Anyway, what I really want to talk about today is just Romita on Batman. Ever since I read Super Powers I've wondered just what the hell it would be like to have a Jack Kirby Batman book. Last year was the year I finally caught up on all my Kirby, and it became so clear to me that the early 1970s can just be regarded as the time period when O'Neil & Adams redefined Gotham and Kirby redefined Metropolis (with some O'Neil crossover, naturally, depending on the title.) I'm incredibly beholden to a kind of post-Adams, and especially Mazzucchelli, and influences-influencing-influences, Bruce Timm influenced Gotham. Those are my leanings - there's a lot of wiggle-room, but I think the New Gotham era of Rucka & Brubaker did it best, running a spectrum from Timm-style to Mazz-style in like, Gotham Central. Jump ahead a few years, Morrison's run is definitely more in the O'Neil or even Aparo mould - Kubert felt like, well, a Kubert, but the subject matter was Talia, Tony Daniel came with somewhat Aparo-like art (albeit with a Jim Lee filter on it), and then things just got weird with your Quitelys and Burnhams, but still with loads of classic Bat-artist iconography attached - some even revived from near-death and embarrassment.
So, anyway, back on track here ... never have I ever really seen a bombastic, high-impact, Kirby-style Batman story. And what's surprising to me is how natural it feels - not just because Kirby was operating on the Peak Kirby Level at the same time Batman was undergoing his Gothic Revival, but also because of how seamlessly it mixes with you know, the kind of Batman '66 vibe. Snyder must be feeling the same way, because for god's sake we got Bat Shark Repellent in this issue.

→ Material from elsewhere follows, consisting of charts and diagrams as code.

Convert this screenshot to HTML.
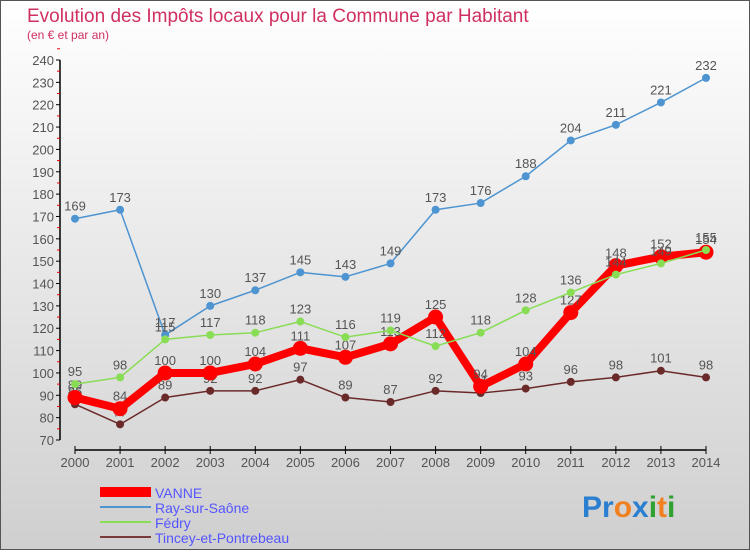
<!DOCTYPE html>
<html><head><meta charset="utf-8"><style>
body{margin:0;}
#c{width:750px;height:550px;position:relative;font-family:"Liberation Sans","DejaVu Sans",sans-serif;}
</style></head><body>
<div id="c">
<svg id="s" width="750" height="550" xmlns="http://www.w3.org/2000/svg">
<defs><linearGradient id="bg" x1="0" y1="0" x2="0" y2="1"><stop offset="0" stop-color="#ffffff"/><stop offset="1" stop-color="#cfcfcf"/></linearGradient></defs>
<rect x="0.5" y="0.5" width="749" height="549" fill="url(#bg)" stroke="#555"/>
<text x="27" y="22" font-size="19" fill="#d03060">Evolution des Impôts locaux pour la Commune par Habitant</text>
<text x="27" y="39" font-size="12" fill="#d03060">(en € et par an)</text>
<g id="axes"></g><g id="series"></g>
<g>
<rect x="100" y="487" width="51" height="10" fill="#ff0000"/>
<text x="155" y="498" font-size="14" fill="#5555ff">VANNE</text>
<line x1="100" y1="507" x2="151" y2="507" stroke="#4d94d0" stroke-width="2"/>
<text x="155" y="513" font-size="14" fill="#5555ff">Ray-sur-Saône</text>
<line x1="100" y1="522" x2="151" y2="522" stroke="#88dd55" stroke-width="2"/>
<text x="155" y="528" font-size="14" fill="#5555ff">Fédry</text>
<line x1="100" y1="537" x2="151" y2="537" stroke="#7a3a3a" stroke-width="2"/>
<text x="155" y="543" font-size="14" fill="#5555ff">Tincey-et-Pontrebeau</text>
</g>
<text x="582" y="517" font-size="30" font-weight="bold"><tspan fill="#2a7fd0">Pr</tspan><tspan fill="#f08020">o</tspan><tspan fill="#2a7fd0">x</tspan><tspan fill="#30a030">i</tspan><tspan fill="#f08020">t</tspan><tspan fill="#30a030">i</tspan></text>
</svg></div>
<script>
const years=["2000","2001","2002","2003","2004","2005","2006","2007","2008","2009","2010","2011","2012","2013","2014"];
const yTicks=[70,80,90,100,110,120,130,140,150,160,170,180,190,200,210,220,230,240];
const vanne=[89,84,100,100,104,111,107,113,125,94,104,127,148,152,154];
const ray=[169,173,117,130,137,145,143,149,173,176,188,204,211,221,232];
const fedry=[95,98,115,117,118,123,116,119,112,118,128,136,144,149,155];
const tincey=[86,77,89,92,92,97,89,87,92,91,93,96,98,101,98];
const NS="http://www.w3.org/2000/svg";
const X=i=>75+i*(706-75)/(years.length-1);
const Y=v=>440-(v-70)*(440-60)/170;
function mk(t,a,p){const e=document.createElementNS(NS,t);for(const k in a)e.setAttribute(k,a[k]);p.appendChild(e);return e;}
const ax=document.getElementById('axes'),sg=document.getElementById('series');
let l=mk('line',{x1:60,y1:60,x2:60,y2:440,stroke:'#000','stroke-width':1.5},ax);


yTicks.forEach(v=>{
 mk('line',{x1:56,y1:Y(v),x2:60,y2:Y(v),stroke:'#000'},ax);
 mk('line',{x1:57,y1:Y(v+5),x2:60,y2:Y(v+5),stroke:'#e00'},ax);
 const t=mk('text',{x:54,y:Y(v)+5,'text-anchor':'end','font-size':13,fill:'#555'},ax);t.textContent=v;
 
 
});
l=mk('line',{x1:75,y1:450,x2:706,y2:450,stroke:'#000','stroke-width':1.5},ax);


years.forEach((y,i)=>{
 mk('line',{x1:X(i),y1:446,x2:X(i),y2:454,stroke:'#000'},ax);
 const t=mk('text',{x:X(i),y:467,'text-anchor':'middle','font-size':13,fill:'#555'},ax);t.textContent=y;
 
 
});
function series(d,col,w,r,name){
 const g=mk('g',{},sg);
 
 
 const p=mk('polyline',{points:d.map((v,i)=>X(i)+','+Y(v)).join(' '),fill:'none',stroke:col,'stroke-width':w,'stroke-linejoin':'round'},g);
 
 
 d.forEach((v,i)=>{
  const c=mk('circle',{cx:X(i),cy:Y(v),r:r,fill:col},g);
  
  
  const t=mk('text',{x:X(i),y:Y(v)-8,'text-anchor':'middle','font-size':13,fill:'#555'},g);t.textContent=v;
  
  
 });
}
series(ray,'#4d94d0',1.5,4,'ray');
series(tincey,'#6b2a2a',1.5,4,'tincey');
series(vanne,'#ff0000',8,7.5,'vanne');
series(fedry,'#88dd55',1.5,4,'fedry');
</script>
</body></html>
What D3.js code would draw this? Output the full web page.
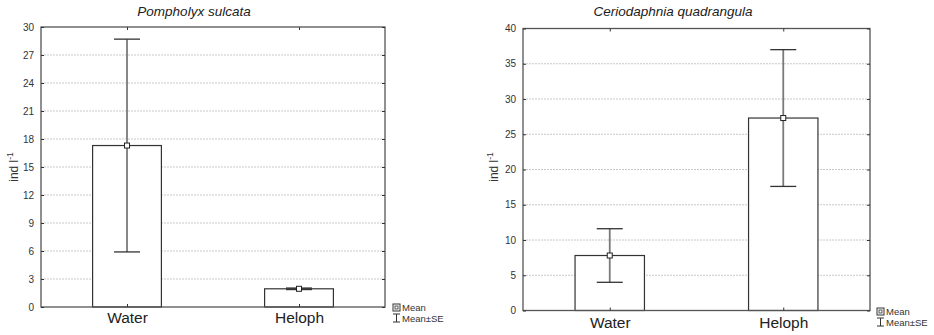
<!DOCTYPE html>
<html><head><meta charset="utf-8">
<script src="https://cdn.jsdelivr.net/npm/d3@7"></script>
<style>body{margin:0;background:#fff}svg{display:block}text{font-family:"Liberation Sans",Arial,sans-serif}</style>
</head><body><svg id="c" width="934" height="335"></svg>
<script>
const categories = ["Water", "Heloph"];
const titles = ["Pompholyx sulcata", "Ceriodaphnia quadrangula"];
const meansPomph = [17.3, 1.95];
const sePomph = [11.4, 0.08];
const meansCerio = [7.8, 27.3];
const seCerio = [3.8, 9.7];
const ticksPomph = [0, 3, 6, 9, 12, 15, 18, 21, 24, 27, 30];
const ticksCerio = [0, 5, 10, 15, 20, 25, 30, 35, 40];
const legendLabels = ["Mean", "Mean±SE"];

const svg = d3.select("#c");

function panel(o) {
  const g = svg.append("g");
  const x = d3.scalePoint().domain(categories).range([o.x0, o.x1]).padding(0.5);
  const y = d3.scaleLinear().domain([o.ticks[0], o.ticks[o.ticks.length - 1]]).range([o.y1, o.y0]);
  const bw = (o.x1 - o.x0) * 0.2;

  g.selectAll(".grid").data(o.ticks.slice(1, -1)).enter().append("line")
    .attr("x1", o.x0).attr("x2", o.x1).attr("y1", d => y(d)).attr("y2", d => y(d))
    .attr("stroke", "#c8c8c8").attr("stroke-width", 1).attr("stroke-dasharray", "2,1");

  g.selectAll(".bar").data(o.means).enter().append("rect")
    .attr("x", (d, i) => x(categories[i]) - bw / 2).attr("width", bw)
    .attr("y", d => y(d)).attr("height", d => y(0) - y(d))
    .attr("fill", "#fff").attr("stroke", "#333").attr("stroke-width", 1.2);

  const capW = 26;
  o.means.forEach((m, i) => {
    const cx = x(categories[i]);
    const hi = m + o.se[i], lo = m - o.se[i];
    g.append("line").attr("x1", cx).attr("x2", cx).attr("y1", y(hi)).attr("y2", y(lo))
      .attr("stroke", "#7a7a7a").attr("stroke-width", 1.8);
    [hi, lo].forEach(v => g.append("line").attr("x1", cx - capW / 2).attr("x2", cx + capW / 2)
      .attr("y1", y(v)).attr("y2", y(v)).attr("stroke", "#333").attr("stroke-width", 1.3));
    g.append("rect").attr("x", cx - 2.5).attr("y", y(m) - 2.5).attr("width", 5).attr("height", 5)
      .attr("fill", "#fff").attr("stroke", "#222").attr("stroke-width", 1);
  });

  g.append("rect").attr("x", o.x0).attr("y", o.y0).attr("width", o.x1 - o.x0).attr("height", o.y1 - o.y0)
    .attr("fill", "none").attr("stroke", "#555").attr("stroke-width", 1.3);

  const yl = g.append("g").attr("transform", `translate(${o.x0},0)`)
    .call(d3.axisLeft(y).tickValues(o.ticks).tickSize(-3).tickPadding(7));
  const yr = g.append("g").attr("transform", `translate(${o.x1},0)`)
    .call(d3.axisRight(y).tickValues(o.ticks).tickSize(-3).tickFormat(""));
  const xb = g.append("g").attr("transform", `translate(0,${o.y1})`)
    .call(d3.axisBottom(x).tickSize(-3).tickPadding(o.xPad));
  const xt = g.append("g").attr("transform", `translate(0,${o.y0})`)
    .call(d3.axisTop(x).tickSize(-3).tickFormat(""));
  [yl, yr, xb, xt].forEach(a => { a.select(".domain").remove(); a.selectAll(".tick line").attr("stroke", "#333"); });
  yl.selectAll("text").attr("font-size", 10).attr("fill", "#333");
  xb.selectAll("text").attr("font-size", 15.5).attr("fill", "#222");

  g.append("text").attr("x", o.tx).attr("y", 16).attr("text-anchor", "middle")
    .attr("font-style", "italic").attr("font-size", 13.5).attr("fill", "#222").text(o.title);

  const yt = g.append("text").attr("transform", `translate(${o.lx},${o.ly}) rotate(-90)`)
    .attr("text-anchor", "middle").attr("font-size", 12).attr("fill", "#333");
  yt.append("tspan").text("ind l");
  yt.append("tspan").attr("dy", -5).attr("font-size", 8.5).text("-1");

  const lg = g.append("g").attr("transform", `translate(${o.legX},${o.legY})`);
  lg.append("rect").attr("x", 0).attr("y", -7).attr("width", 7).attr("height", 7).attr("fill", "#fff").attr("stroke", "#333");
  lg.append("rect").attr("x", 2).attr("y", -5).attr("width", 3).attr("height", 3).attr("fill", "#fff").attr("stroke", "#333").attr("stroke-width", 0.8);
  lg.append("line").attr("x1", 3.5).attr("x2", 3.5).attr("y1", 3).attr("y2", 11).attr("stroke", "#333");
  lg.append("line").attr("x1", 0).attr("x2", 7).attr("y1", 3).attr("y2", 3).attr("stroke", "#333");
  lg.append("line").attr("x1", 0).attr("x2", 7).attr("y1", 11).attr("y2", 11).attr("stroke", "#333");
  lg.selectAll(".lt").data(legendLabels).enter().append("text")
    .attr("x", 9).attr("y", (d, i) => i * 10.5).attr("font-size", 9.5).attr("fill", "#333").text(d => d);
}

panel({x0: 41, x1: 385, y0: 27, y1: 307, ticks: ticksPomph, means: meansPomph, se: sePomph,
  title: titles[0], tx: 194, lx: 18, ly: 167, legX: 393, legY: 311, xPad: 5});
panel({x0: 523, x1: 870, y0: 28.5, y1: 310.5, ticks: ticksCerio, means: meansCerio, se: seCerio,
  title: titles[1], tx: 673, lx: 498, ly: 167, legX: 877, legY: 315, xPad: 6});
</script></body></html>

And the high-velocity onomatopoeic visceral CRUNCH of things like Waylon Jones slamming a felled log into Batman's chest not only looks like a Kirby impact, but feels like a Batman '66 "POW!" moment. Plus Batman's being on the run, escaping, ducking, and gadgeting his way out of an onslaught of enemies ... well frankly it feels a hell of a lot like Mister Miracle!
I'm also really thinking about irony and Bat-cliche storytelling devices. A "Villain Gauntlet" is not new to Batman. They started small in the Sixties with things like Batman: The Movie's four unified knaves, and by the 80s were on overkill mode, with the first true Gauntlet I can remember being "All My Enemies Against Me" - a short but sweet unified villainy when Killer Croc made his debut, but then went really overkill with Batman # 400, "Resurrection Night", where Ra's al Ghul unleashes like, every Bat-rogue ever made from prison. Obviously then the mothers of all gauntlets happen - Arkham Asylum: A Serious House, the gauntlet Bane unleashes on him, and so on down the line. The Arkham games are virtually made whole-clothe from this concept. And lastly, that I can recall, besides a couple "mini-gauntlets" of villains in Layman's underrated Detective run, what I'm really thinking about is David Finch's pretty awful "excuse me I just want to draw every Bat-character ever" New 52 Batman: The Dark Knight run.
Now Snyder is doing one. Pretty good one so far, too.